If I couldn’t photocopy...

Photocopying. I take it for granted. I was born in an era where this was possible and was part of the way I did a large amount of my written work. There's nothing illegal about mass-scale photocopying. It is an expression of my appreciation. Or perhaps outcry!

Why am I talking about this?

Zoe Rodriguez in a session, Digital Rights Management, at the Melbourne Writers’ Festival, talked the problems that a technological breakthrough like 'photocopying' brought with it, back in the 70s. Illegal mass distribution of almost any printed material that anyone could lay hands on and get to a photocopy machine!

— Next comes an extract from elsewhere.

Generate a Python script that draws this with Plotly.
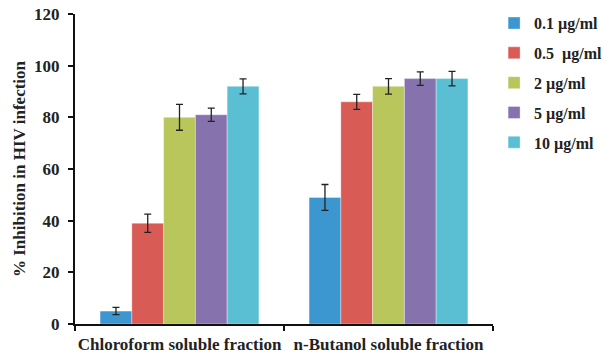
import plotly.graph_objects as go

categories = ["Chloroform soluble fraction", "n-Butanol soluble fraction"]
series_names = ["0.1 µg/ml", "0.5  µg/ml", "2 µg/ml", "5 µg/ml", "10 µg/ml"]
values = [
    [5, 49],
    [39, 86],
    [80, 92],
    [81, 95],
    [92, 95],
]
errors = [
    [1.4, 5.0],
    [3.5, 2.9],
    [5.0, 3.0],
    [2.6, 2.6],
    [2.9, 2.8],
]
colors = ["#3C96CF", "#D95B55", "#B8C65C", "#8673AE", "#5ABFD3"]

FONT = "Liberation Serif"

fig = go.Figure()
for name, vals, errs, col in zip(series_names, values, errors, colors):
    fig.add_trace(go.Bar(
        x=categories, y=vals, name="<b>" + name.replace("  ", "&nbsp; ") + "</b>",
        legendgroup=name,
        marker=dict(color=col, line=dict(width=0.6, color="rgba(255,255,255,0.6)")),
        error_y=dict(type="data", array=errs, visible=True, color="#222222",
                     thickness=1.3, width=3.5),
    ))

fig.update_layout(
    width=610, height=362,
    margin=dict(l=75, r=117, t=14, b=38, autoexpand=False),
    paper_bgcolor="white", plot_bgcolor="white",
    barmode="group", bargap=0.24, bargroupgap=0,
    font=dict(family=FONT, size=16, color="#222222"),
    legend=dict(xref="container", x=0.81, xanchor="left",
                yref="container", y=0.983, yanchor="top",
                font=dict(family=FONT, size=16, color="#222222"),
                tracegroupgap=6, itemwidth=30, bgcolor="rgba(0,0,0,0)"),
    showlegend=True,
)
fig.update_xaxes(
    showline=True, linecolor="#111111", linewidth=2,
    ticks="outside", tickson="boundaries", ticklen=5, tickwidth=2, tickcolor="#111111",
    tickfont=dict(family=FONT, size=17, color="#222222"),
    tickprefix="<b>", ticksuffix="</b>", ticklabelstandoff=4,
    tickangle=0, automargin=False,
    showgrid=False,
)
fig.update_yaxes(
    range=[0, 120], dtick=20,
    showline=True, linecolor="#111111", linewidth=2,
    ticks="outside", ticklen=5, tickwidth=2, tickcolor="#111111",
    tickfont=dict(family=FONT, size=17, color="#222222"),
    tickprefix="<b>", ticksuffix="</b>", ticklabelstandoff=5,
    showgrid=False, zeroline=False, automargin=False,
    title=dict(text="<b>% Inhibition in HIV infection</b>", font=dict(family=FONT, size=17, color="#222222"), standoff=4),
)

fig.write_html("out.html")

I had never thought of this. I was not around in the 70s when this must have caused so much stir and panic among publishers and authors, just like digital rights and copyrights in cyberspace is now causing the same spike in anxiety levels for several stakeholders.

Back home, in India, when we (yes, my family and other strange animals) sometimes ended up in a remote ‘no cell phone range’ area, I would crib about my cell phone not working thanks to poor telecom support in rural areas, India’s developing economy status that doesn’t seem to change at all, the bleak future, etc etc.

My mother’s uncharitable, rather puritanical response would always be, ‘Stop cribbing about not being able to use your cell phone. You weren’t born with it you know. Get over it and stop being such a parasite, so reliant on something that’s so new to all of us and something you never grew up with.’

My mother and I, well, we love each other - from a distance - a huge distance of India and Australia! Suffice to say, that we don’t get really get along in any civil measure. And although I’d never admit it to her, the woman does have a point. I have never been able to counter that logic and develop rhetoric to vanquish that argument. Sigh. It is superb; flawless. Damn. Hate it. Because my mother came up with it and not I.

Besides silver spoons and other fancy china and cutlery, I was definitely not born with (and I use this metaphorically) - cell phones, the internet, itunes, iphones, Skype, ipods, Kindles, google, YouTube, googlescholar, Facebook, Twitter, Delicious, etc etc.

I was born in an era where mail was only used as a noun, like airmail, the mail, and not as ‘I’m going to mail you my assignment.’! We never did say:
‘I’d Facebook you’,
‘Just Google it’,
‘Do you tweet?’,
‘Let’s Skype tonite’ (though some of us said, rather pathetically, ‘Let’s Groove Tonite’!),
‘I’ve written on your wall’ (when we said that, which we rarely did, we meant something massive - like a compound wall; yes, there was a physical, concrete, brick and motor structure! And to write on a wall - for the whole world to see - meant it was an act of defiance; a protest of gigantic proportions!)

But I was definitely born with the wheel, women’s right to suffrage, piped water, electricity, telecom, automobiles, air travel, and photocopying! Ok, not in that order!

To think of a world where I can’t photocopy? I can’t imagine that.

Now I get the feeling, that perhaps 30 years from now, the next generation will say the same thing about ubiquitous digital copies of texts!

It doesn’t seem so bad or that bleak now.


Surely there’s an answer, a set of new solutions to make everyone happy, right?